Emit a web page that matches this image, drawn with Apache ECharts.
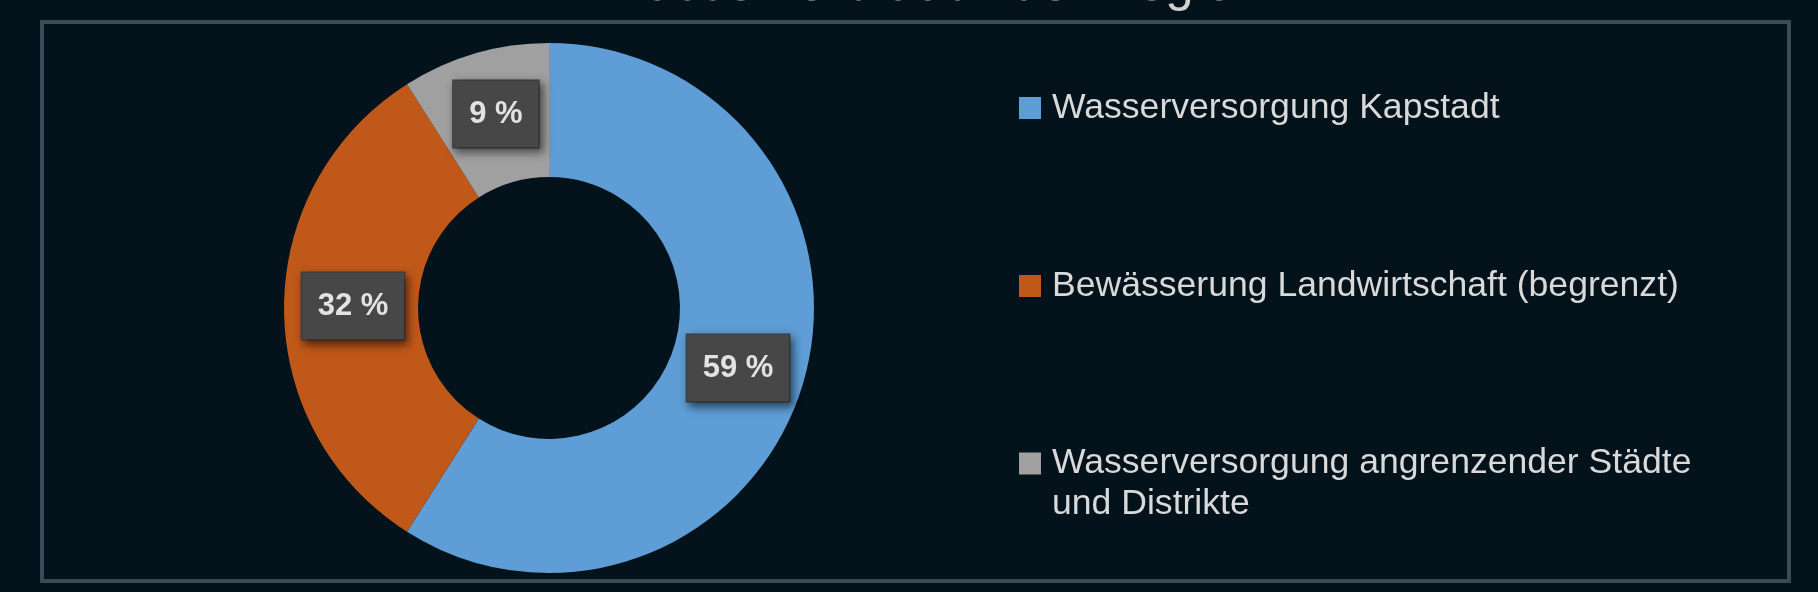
<!DOCTYPE html>
<html>
<head>
<meta charset="utf-8">
<script src="https://cdn.jsdelivr.net/npm/echarts@6/dist/echarts.min.js"></script>
<style>
  html, body { margin: 0; padding: 0; background: #04131b; }
  #chart { width: 1818px; height: 592px; }
</style>
</head>
<body>
<div id="chart"></div>
<script>
// Daten
const titleText = 'Wasserverbrauch der Region';
const categories = [
  'Wasserversorgung Kapstadt',
  'Bewässerung Landwirtschaft (begrenzt)',
  'Wasserversorgung angrenzender Städte und Distrikte'
];
const shares = [59, 32, 9];
const colors = ['#5e9dd5', '#c0581a', '#a0a0a0'];

const font = '"Liberation Sans", Arial, sans-serif';
const legendTops = [87.5, 265.5, 402];
// kleine Verschiebung der Prozent-Kästchen wie im Original
const labelShift = [[-4, 4], [5, -2], [3, -1]];

const chart = echarts.init(document.getElementById('chart'));

const legendText = {
  color: '#d9d9d9',
  fontFamily: font,
  fontSize: 35.6,
  lineHeight: 41,
  padding: [0, 0, 0, 6]
};

chart.setOption({
  backgroundColor: '#04131b',
  title: {
    text: titleText,
    left: 926,
    top: -44.5,
    textAlign: 'center',
    textStyle: { color: '#d0d0d0', fontFamily: font, fontSize: 51, fontWeight: 'normal' }
  },
  graphic: [{
    type: 'rect',
    shape: { x: 42, y: 22, width: 1747, height: 559 },
    style: { fill: 'none', stroke: '#3b4a59', lineWidth: 4 },
    silent: true
  }],
  legend: categories.map((name, i) => ({
    orient: 'vertical',
    left: 1019,
    top: legendTops[i],
    padding: 0,
    itemWidth: 22,
    itemHeight: 22,
    icon: 'rect',
    selectedMode: false,
    textStyle: legendText,
    data: [name],
    // 3. Eintrag zweizeilig; Leerzeile oben, damit das Symbol auf Höhe der ersten Zeile steht
    formatter: n => n.indexOf(' und ') > 0 ? '\n' + n.replace(' und ', '\nund ') : n
  })),
  series: [{
    type: 'pie',
    center: [549, 308],
    radius: [131, 265],
    startAngle: 90,
    clockwise: true,
    silent: true,
    emphasis: { disabled: true },
    labelLine: { show: false },
    label: {
      show: true,
      position: 'inside',
      formatter: '{c} %',
      color: '#e2e2e2',
      fontFamily: font,
      fontSize: 31,
      fontWeight: 'bold',
      lineHeight: 35,
      backgroundColor: '#474747',
      borderColor: '#3e3e3e',
      borderWidth: 1,
      padding: [16, 16],
      shadowColor: 'rgba(0,0,0,0.55)',
      shadowBlur: 8,
      shadowOffsetX: 3,
      shadowOffsetY: 4
    },
    data: categories.map((name, i) => ({
      name: name,
      value: shares[i],
      itemStyle: { color: colors[i] },
      label: { offset: labelShift[i] }
    }))
  }]
});
</script>
</body>
</html>
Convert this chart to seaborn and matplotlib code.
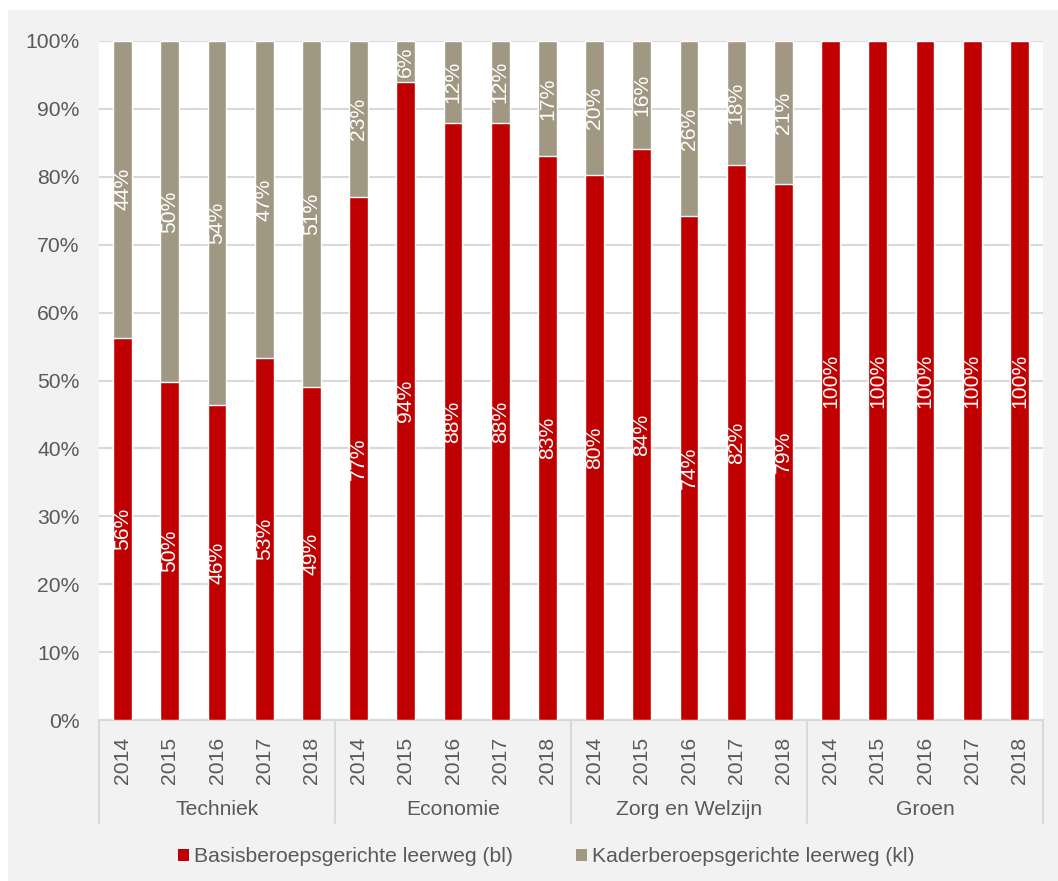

§ **Problem description**: Find every line in the records that contains the word "this"; copy those lines.

§ **Answer to the problem**:
Emit a web page that matches this image, drawn with Apache ECharts.
Convert this chart to seaborn and matplotlib code.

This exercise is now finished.